Jeu de piste. Mais aller à Cherbourg sans arpenter la presqu'île environnante serait une hérésie tant, entre caps, falaises, mielles et plages, la beauté térébrante des paysages côtiers garantit l'extase par tout temps. Jacques Prévert, qui a fait don de sa tombe à la végétation, a fini sa vie à Omonville-la-Petite ; le peintre Jean-François Millet a commencé la sienne à Gréville-Hague. Thématique belliciste oblige, notre musarderie, elle, s'enfonce dans les massifs dunaires de Biville où la nature règne sans partage… depuis que l'armée s'en est retirée ! De 1886 à 2013, les 500 hectares d'étendue sablonneuse servaient en effet de terrain d'entraînement militaire où, six mois par an, on testait tout et n'importe quoi.
Les treillis élimés, une quiétude infinie a repris ses droits, dans tous ces trous formés par l'eau, le vent… et les obus.

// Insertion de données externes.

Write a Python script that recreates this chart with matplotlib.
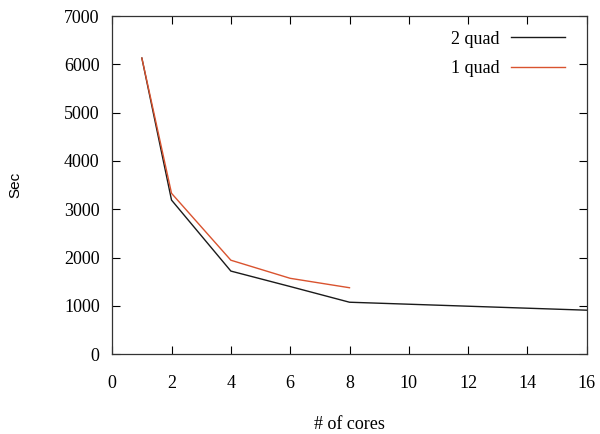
import matplotlib
matplotlib.use("Agg")
import matplotlib.pyplot as plt

cores_2quad = [1, 2, 4, 6, 8, 16]
sec_2quad = [6130, 3190, 1720, 1400, 1075, 910]
cores_1quad = [1, 2, 4, 6, 8]
sec_1quad = [6130, 3330, 1945, 1570, 1375]

plt.rcParams['font.family'] = ['Liberation Serif', 'DejaVu Serif']
plt.rcParams['font.size'] = 13

fig = plt.figure(figsize=(6.0, 4.34), dpi=100)
ax = fig.add_axes([0.187, 0.184, 0.791, 0.779])
ax.plot(cores_2quad, sec_2quad, color='#1a1a1a', lw=1.0, label='2 quad')
ax.plot(cores_1quad, sec_1quad, color='#d9532f', lw=1.0, label='1 quad')
ax.set_xlim(0, 16)
ax.set_ylim(0, 7000)
ax.set_xticks(range(0, 17, 2))
ax.set_yticks(range(0, 7001, 1000))
ax.tick_params(direction='in', top=True, right=True, length=6, width=0.8, labelsize=13)
ax.tick_params(axis='x', pad=15)
ax.tick_params(axis='y', pad=9)
for s in ax.spines.values():
    s.set_linewidth(0.9)
    s.set_color('#333333')
ax.set_xlabel('# of cores', fontsize=13, labelpad=17)
ax.set_ylabel('Sec', fontsize=11, family=['Liberation Sans', 'DejaVu Sans'])
ax.yaxis.set_label_coords(-0.19, 0.5)
leg = ax.legend(loc='upper right', frameon=False, markerfirst=False, handlelength=3.0,
                handletextpad=0.6, fontsize=13, borderaxespad=0.0, borderpad=0.0,
                labelspacing=0.68, bbox_to_anchor=(0.954, 0.957))
fig.savefig('out.png', dpi=100)
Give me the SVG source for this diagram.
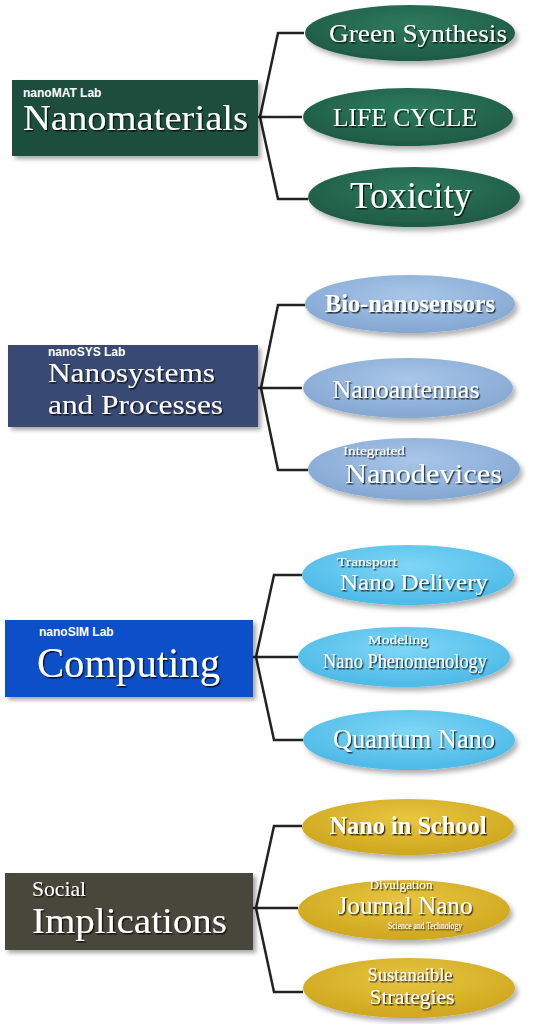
<svg xmlns="http://www.w3.org/2000/svg" width="539" height="1024" viewBox="0 0 539 1024">
<style>
.bg{fill:#ffffff}
.conn{fill:none;stroke:#222;stroke-width:2.5;stroke-linejoin:miter}
.t{font-family:"Liberation Serif","Times New Roman",serif;fill:#fff;filter:url(#ts)}
.lab{font-family:"Liberation Sans",Arial,sans-serif;font-weight:bold;font-size:12px;fill:#fff}
.box{filter:url(#bs)}
.ell{filter:url(#es)}
</style>
<defs>
<filter id="ts" x="-10%" y="-30%" width="130%" height="170%">
<feDropShadow dx="1.3" dy="1.5" stdDeviation="0.7" flood-color="#000" flood-opacity="0.75"/>
</filter>
<filter id="bs" x="-5%" y="-10%" width="115%" height="130%">
<feDropShadow dx="3" dy="3" stdDeviation="2" flood-color="#000" flood-opacity="0.35"/>
</filter>
<filter id="es" x="-10%" y="-20%" width="125%" height="150%">
<feDropShadow dx="3" dy="4" stdDeviation="2.5" flood-color="#000" flood-opacity="0.3"/>
</filter>
<radialGradient id="gGreen" cx="50%" cy="35%" r="60%">
<stop offset="0" stop-color="#2e7a5e"/><stop offset="1" stop-color="#1f5c46"/>
</radialGradient>
<radialGradient id="gBlue" cx="50%" cy="35%" r="60%">
<stop offset="0" stop-color="#a8c6e8"/><stop offset="1" stop-color="#86a9d4"/>
</radialGradient>
<radialGradient id="gCyan" cx="50%" cy="35%" r="60%">
<stop offset="0" stop-color="#7fd6f6"/><stop offset="1" stop-color="#4fbbe8"/>
</radialGradient>
<radialGradient id="gGold" cx="50%" cy="35%" r="60%">
<stop offset="0" stop-color="#e8c640"/><stop offset="1" stop-color="#d0a820"/>
</radialGradient>
</defs>
<rect class="bg" x="0" y="0" width="539" height="1024"/>

<g id="connectors">
<path class="conn" d="M304 33 H278 L260 117 L278 199 H308 M258 117 H302"/>
<path class="conn" d="M305 305 H278 L261 388 L278 470 H308 M258 388 H302"/>
<path class="conn" d="M302 575 H274 L256 657 L274 740 H303 M253 657 H298"/>
<path class="conn" d="M302 826 H274 L256 908 L274 992 H303 M253 908 H298"/>
</g>

<g id="nanomaterials">
<rect class="box" x="12" y="80" width="246" height="76" fill="#1c4d3d"/>
<text class="lab" x="23" y="97">nanoMAT Lab</text>
<text class="t" x="23" y="130" font-size="35" textLength="225" lengthAdjust="spacingAndGlyphs">Nanomaterials</text>
</g>
<g id="green-synthesis">
<ellipse class="ell" cx="410" cy="33" rx="105" ry="28" fill="url(#gGreen)"/>
<text class="t" x="418" y="42" font-size="26" text-anchor="middle" textLength="178" lengthAdjust="spacingAndGlyphs">Green Synthesis</text>
</g>
<g id="life-cycle">
<ellipse class="ell" cx="408" cy="117" rx="105" ry="29" fill="url(#gGreen)"/>
<text class="t" x="405" y="126" font-size="26" text-anchor="middle" textLength="144" lengthAdjust="spacingAndGlyphs">LIFE CYCLE</text>
</g>
<g id="toxicity">
<ellipse class="ell" cx="414" cy="197" rx="106" ry="30" fill="url(#gGreen)"/>
<text class="t" x="411" y="208" font-size="38" text-anchor="middle" textLength="122" lengthAdjust="spacingAndGlyphs">Toxicity</text>
</g>

<g id="nanosystems">
<rect class="box" x="8" y="345" width="250" height="82" fill="#394873"/>
<text class="lab" x="48" y="356">nanoSYS Lab</text>
<text class="t" x="48" y="382" font-size="27" textLength="167" lengthAdjust="spacingAndGlyphs">Nanosystems</text>
<text class="t" x="48" y="414" font-size="27" textLength="175" lengthAdjust="spacingAndGlyphs">and Processes</text>
</g>
<g id="bio-nanosensors">
<ellipse class="ell" cx="410" cy="304" rx="105" ry="29" fill="url(#gBlue)"/>
<text class="t" x="410" y="312" font-size="26" font-weight="bold" text-anchor="middle" textLength="170" lengthAdjust="spacingAndGlyphs">Bio-nanosensors</text>
</g>
<g id="nanoantennas">
<ellipse class="ell" cx="408" cy="388" rx="105" ry="30" fill="url(#gBlue)"/>
<text class="t" x="406" y="398" font-size="25" text-anchor="middle" textLength="147" lengthAdjust="spacingAndGlyphs">Nanoantennas</text>
</g>
<g id="integrated-nanodevices">
<ellipse class="ell" cx="414" cy="469" rx="106" ry="31" fill="url(#gBlue)"/>
<text class="t" x="343" y="455" font-size="13" textLength="62" lengthAdjust="spacingAndGlyphs">Integrated</text>
<text class="t" x="345" y="483" font-size="27" textLength="157" lengthAdjust="spacingAndGlyphs">Nanodevices</text>
</g>

<g id="computing">
<rect class="box" x="5" y="620" width="248" height="77" fill="#1150c8"/>
<text class="lab" x="39" y="636">nanoSIM Lab</text>
<text class="t" x="37" y="677" font-size="42" textLength="183" lengthAdjust="spacingAndGlyphs">Computing</text>
</g>
<g id="nano-delivery">
<ellipse class="ell" cx="408" cy="575" rx="106" ry="30" fill="url(#gCyan)"/>
<text class="t" x="337" y="566" font-size="13" textLength="60" lengthAdjust="spacingAndGlyphs">Transport</text>
<text class="t" x="340" y="590" font-size="24" textLength="148" lengthAdjust="spacingAndGlyphs">Nano Delivery</text>
</g>
<g id="nano-phenomenology">
<ellipse class="ell" cx="404" cy="657" rx="106" ry="30" fill="url(#gCyan)"/>
<text class="t" x="398" y="644" font-size="13" text-anchor="middle" textLength="60" lengthAdjust="spacingAndGlyphs">Modeling</text>
<text class="t" x="405" y="668" font-size="22" text-anchor="middle" textLength="164" lengthAdjust="spacingAndGlyphs">Nano Phenomenology</text>
</g>
<g id="quantum-nano">
<ellipse class="ell" cx="409" cy="740" rx="106" ry="30" fill="url(#gCyan)"/>
<text class="t" x="414" y="748" font-size="28" text-anchor="middle" textLength="162" lengthAdjust="spacingAndGlyphs">Quantum Nano</text>
</g>

<g id="social-implications">
<rect class="box" x="5" y="873" width="248" height="77" fill="#47463a"/>
<text class="t" x="32" y="896" font-size="21" textLength="54" lengthAdjust="spacingAndGlyphs">Social</text>
<text class="t" x="32" y="933" font-size="36" textLength="195" lengthAdjust="spacingAndGlyphs">Implications</text>
</g>
<g id="nano-in-school">
<ellipse class="ell" cx="408" cy="827" rx="106" ry="28" fill="url(#gGold)"/>
<text class="t" x="408" y="834" font-size="25" font-weight="bold" text-anchor="middle" textLength="157" lengthAdjust="spacingAndGlyphs">Nano in School</text>
</g>
<g id="journal-nano">
<ellipse class="ell" cx="404" cy="910" rx="106" ry="30" fill="url(#gGold)"/>
<text class="t" x="401" y="889" font-size="13" text-anchor="middle" textLength="63" lengthAdjust="spacingAndGlyphs">Divulgation</text>
<text class="t" x="405" y="914" font-size="25" text-anchor="middle" textLength="135" lengthAdjust="spacingAndGlyphs">Journal Nano</text>
<text class="t" x="425" y="929" font-size="10" text-anchor="middle" textLength="74" lengthAdjust="spacingAndGlyphs">Science and Technology</text>
</g>
<g id="sustainable-strategies">
<ellipse class="ell" cx="409" cy="988" rx="106" ry="30" fill="url(#gGold)"/>
<text class="t" x="410" y="981" font-size="18" text-anchor="middle" textLength="85" lengthAdjust="spacingAndGlyphs">Sustanaible</text>
<text class="t" x="412" y="1004" font-size="21" text-anchor="middle" textLength="85" lengthAdjust="spacingAndGlyphs">Strategies</text>
</g>
</svg>
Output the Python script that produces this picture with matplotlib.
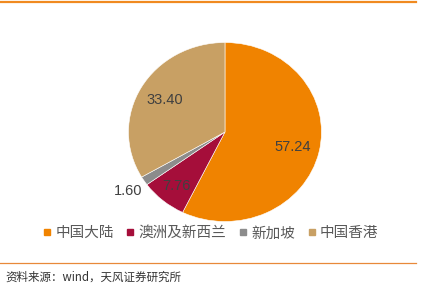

Trois cent cinquante espèces végétales (thym, carotte, chardon, pin, aubépine, rosier pimprenelle, véronique en épis…), un paradis terrestre pour les oiseaux et les amphibiens, et huit engins blindés abandonnés en souvenir à la corrosion : cinq chars, une automitrailleuse et deux camions-chenille (clin d'œil larvaire ?), que le promeneur solitaire pourra longtemps chercher dans un jeu de piste d'autant plus aléatoire que, glisse malicieusement Sébastien Houillier, affable garde du Conservatoire du littoral, «il n'existe aucun plan ni carte permettant de les localiser - ce serait trop facile».
Une bénédiction attend toutefois les plus persévérants : dans la chambre de tir d’un vieux M4 Sherman, niche une bergeronnette. Vingt grammes de plumes chatoyantes, lovés dans une trentaine de tonnes d’acier inerte. Telle une allégorie pacifiste, propice à l’ébahissement narquois.
Y aller En train, trois heures depuis Paris.
Y dormir L'Ambassadeur, bien situé sur le quai de Caligny.
Le Mercure offre une splendide vue sur le port. A 10 kilomètres de Cherbourg, le Landemer, une adresse magique au bout d'une plage de sable fin.
Y manger Plusieurs tables correctes dans le centre, comme le Liberty, Chez Robert, le Comptoir des halles ou la crêperie la Régal'ette.
Y voir Créée dans l'ancienne gare maritime transatlantique, la Cité de la mer est un immense complexe scientifique et culturel. Ne pas rater son aquarium et le Redoutable, ancien sous-marin nucléaire. L'entrée est chère (19 €), mais il y a de quoi y passer plusieurs heures.